Makanya saya galaunya, orang Indonesia berpikirnya berjuang untuk Indonesia itu harus jadi menteri dan pejabat publik. Sekarang saya sudah banyak menerima masukan, tidak harus berpikir kembali menjadi pegawai negeri. Sekarang itu yang penting, saya bisa memberikan manfaat sebanyak-banyaknya untuk masyarakat Indonesia. Saya berbagi ilmu dengan mengajar di ITB, dan berbagi ke beberapa komunitas Tanah Air juga salah satu bentuk kontribusi itu. Saat ini saya bersama Tim Formasi-G juga telah berkoordinasi dengan Pemda Kabupaten Tuban di Jawa Timur, tanah kelahiran saya, untuk mengembangkan Proanda (Produk Andalan Daerah) di sana. Ini semua pasti akan menghilangkan kegalauan saya.
Biografi singkat Suyoto Rais:
Dr Ir Suyoto Rais M.Eng lahir di Tuban, 15 Oktober 1966. Dia pernah kuliah di ITS Surabaya, sebelum kemudian mendapatkan beasiswa Habibie untuk kuliah di Jepang. Dia lulus S-1 tahun 1991, S-2 tahun 1995, dan S-3 tahun 1999. Disertasinya mengenai "Study on Holonic Manufacturing Systems" di Osaka Prefecture University. Spesialisasinya adalah pengembangan sistem dan teknologi pemanufakturan untuk efisiensi aset produksi.
Suyoto pernah menjadi peneliti di BPPT. Sedangkan karier pertamanya adalah di Denso Corp di Nagoya. Dia masuk dalam jajaran peneliti di IMS-Japan.
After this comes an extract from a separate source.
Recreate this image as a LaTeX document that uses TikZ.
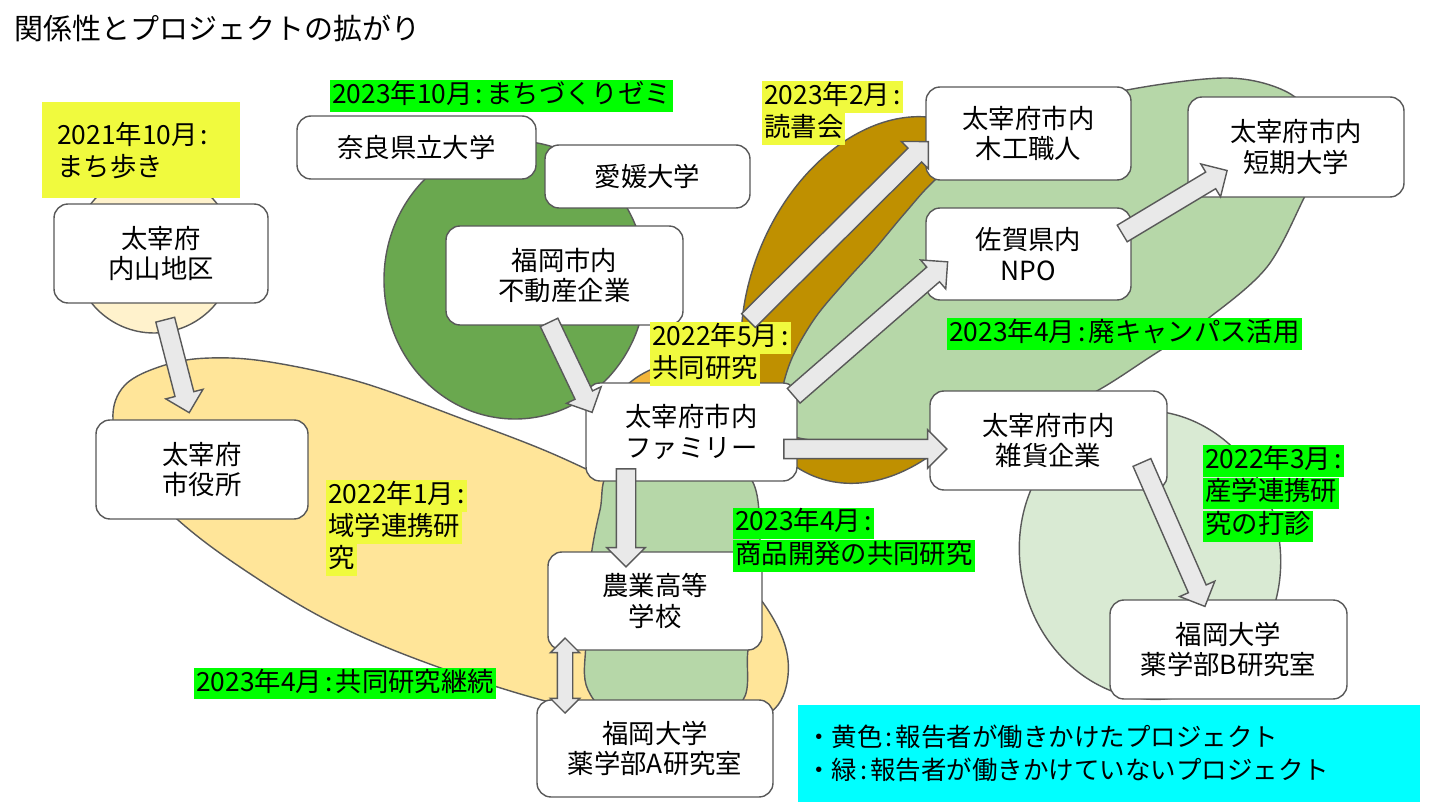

Saat itu, Suyoto melakukan penelitian bersama dengan tema "Modelling and Simulation Environments for Design, Planning and Operation of Globally Distributed Enterprises". Belakangan, Suyoto mendirikan Forum Masyarakat Indonesia Berwawasan Global (nama sementara: Formasi-G). Suyoto menuliskan kisah hidupnya selama berkiprah di Jepang dalam buku "Seindah Sakura di Langit Nusantara".